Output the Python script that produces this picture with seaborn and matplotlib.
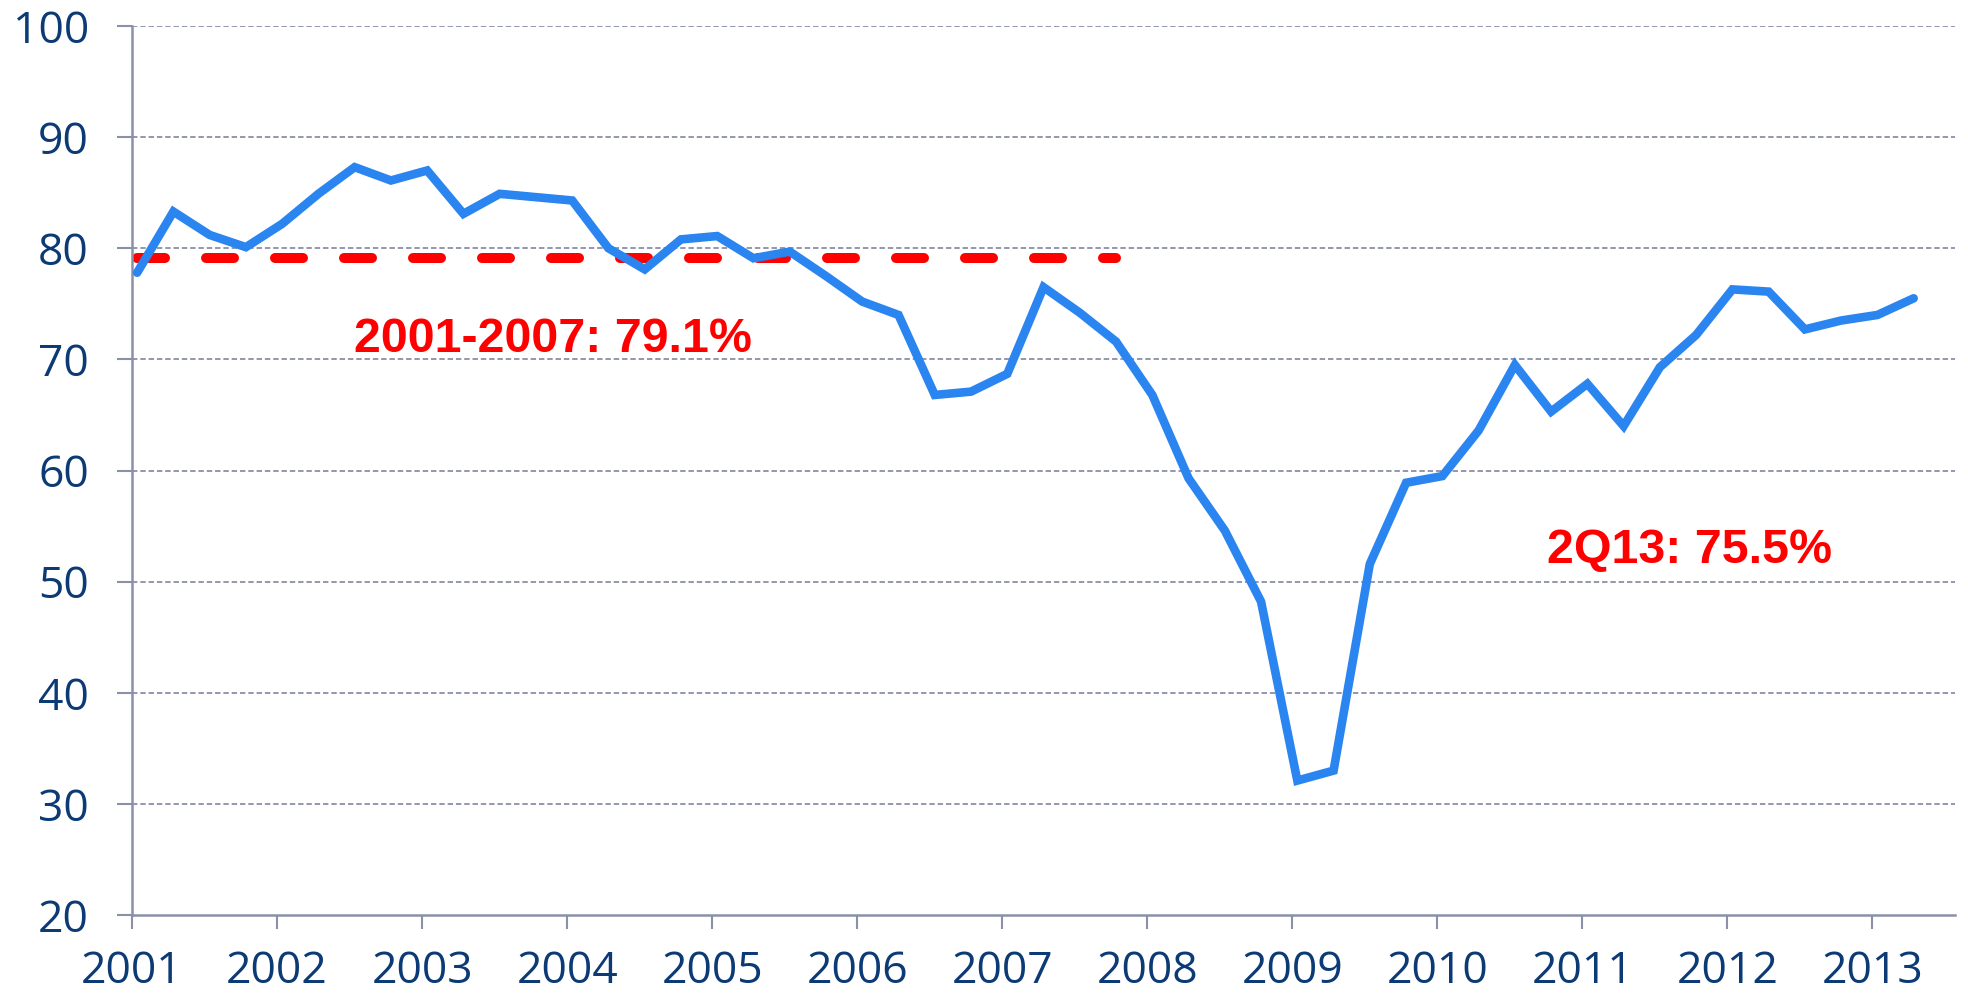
import numpy as np
import pandas as pd
import matplotlib
matplotlib.use("Agg")
import matplotlib.pyplot as plt
import seaborn as sns

# ---- data ----
start_year = 2001
utilization = [
    77.8, 83.3, 81.2, 80.1, 82.2, 84.9, 87.3, 86.1, 87.0, 83.1,
    84.9, 84.6, 84.3, 80.0, 78.1, 80.8, 81.1, 79.1, 79.7, 77.5,
    75.2, 74.0, 66.8, 67.1, 68.7, 76.5, 74.2, 71.6, 66.8, 59.3,
    54.6, 48.2, 32.1, 33.0, 51.6, 58.9, 59.5, 63.6, 69.5, 65.3,
    67.8, 64.0, 69.3, 72.2, 76.3, 76.1, 72.7, 73.5, 74.0, 75.5,
]
avg_value = 79.1
avg_quarters = 28  # 2001Q1 .. 2007Q4
year_ticks = list(range(2001, 2014))
y_ticks = [20, 30, 40, 50, 60, 70, 80, 90, 100]
label_avg = "2001-2007: 79.1%"
label_last = "2Q13: 75.5%"

# ---- frame ----
t = start_year + np.arange(len(utilization)) / 4.0 + 0.035
df = pd.DataFrame({"t": t, "value": utilization})
df_avg = pd.DataFrame({"t": t[:avg_quarters], "value": [avg_value] * avg_quarters})

sns.set_style("white")
plt.rcParams["font.family"] = ["Open Sans", "DejaVu Sans"]

fig = plt.figure(figsize=(19.68, 9.93), dpi=100)
ax = fig.add_axes([0.0671, 0.0785, 0.9263, 0.8953])

grid_col = "#8b90a9"
navy = "#0b3a75"

for v in y_ticks[1:]:
    ax.axhline(v, color=grid_col, lw=1.3, ls=(0, (3, 1.6)), zorder=0)

sns.lineplot(data=df_avg, x="t", y="value", ax=ax, color="#ff0000", lw=7.2,
             linestyle=(0, (2.8, 4.1)), dash_capstyle="round", zorder=2)
sns.lineplot(data=df, x="t", y="value", ax=ax, color="#2b85f0", lw=6.2,
             solid_joinstyle="miter", solid_capstyle="round", zorder=3)

ax.set_xlim(2001, 2013.57)
ax.set_ylim(20, 100)
ax.set_xticks(year_ticks)
ax.set_yticks(y_ticks)
ax.set_xlabel("")
ax.set_ylabel("")

for s in ["top", "right"]:
    ax.spines[s].set_visible(False)
for s in ["left", "bottom"]:
    ax.spines[s].set_color(grid_col)
    ax.spines[s].set_linewidth(1.8)

ax.tick_params(axis="y", direction="out", length=11, width=1.5, color=grid_col,
               labelsize=32, labelcolor=navy, pad=20, left=True)
ax.tick_params(axis="x", direction="out", length=10, width=1.5, color=grid_col,
               labelsize=32, labelcolor=navy, pad=15, bottom=True)

ax.text(2003.9, 70.7, label_avg, color="#ff0000", fontsize=34.8, fontweight="bold",
        family=["Liberation Sans", "DejaVu Sans"], ha="center", va="baseline")
ax.text(2011.74, 51.7, label_last, color="#ff0000", fontsize=34.8, fontweight="bold",
        family=["Liberation Sans", "DejaVu Sans"], ha="center", va="baseline")

fig.savefig("out.png", dpi=100)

+---+

EXERCISE PROMPT: Go from the first line of the listing to the line holding "import seaborn as sns" and, please, transcribe those lines exactly, both included, with no pictures.

FINAL ANSWER:
Output the Python script that produces this picture with seaborn and matplotlib.
import numpy as np
import pandas as pd
import matplotlib
matplotlib.use("Agg")
import matplotlib.pyplot as plt
import seaborn as sns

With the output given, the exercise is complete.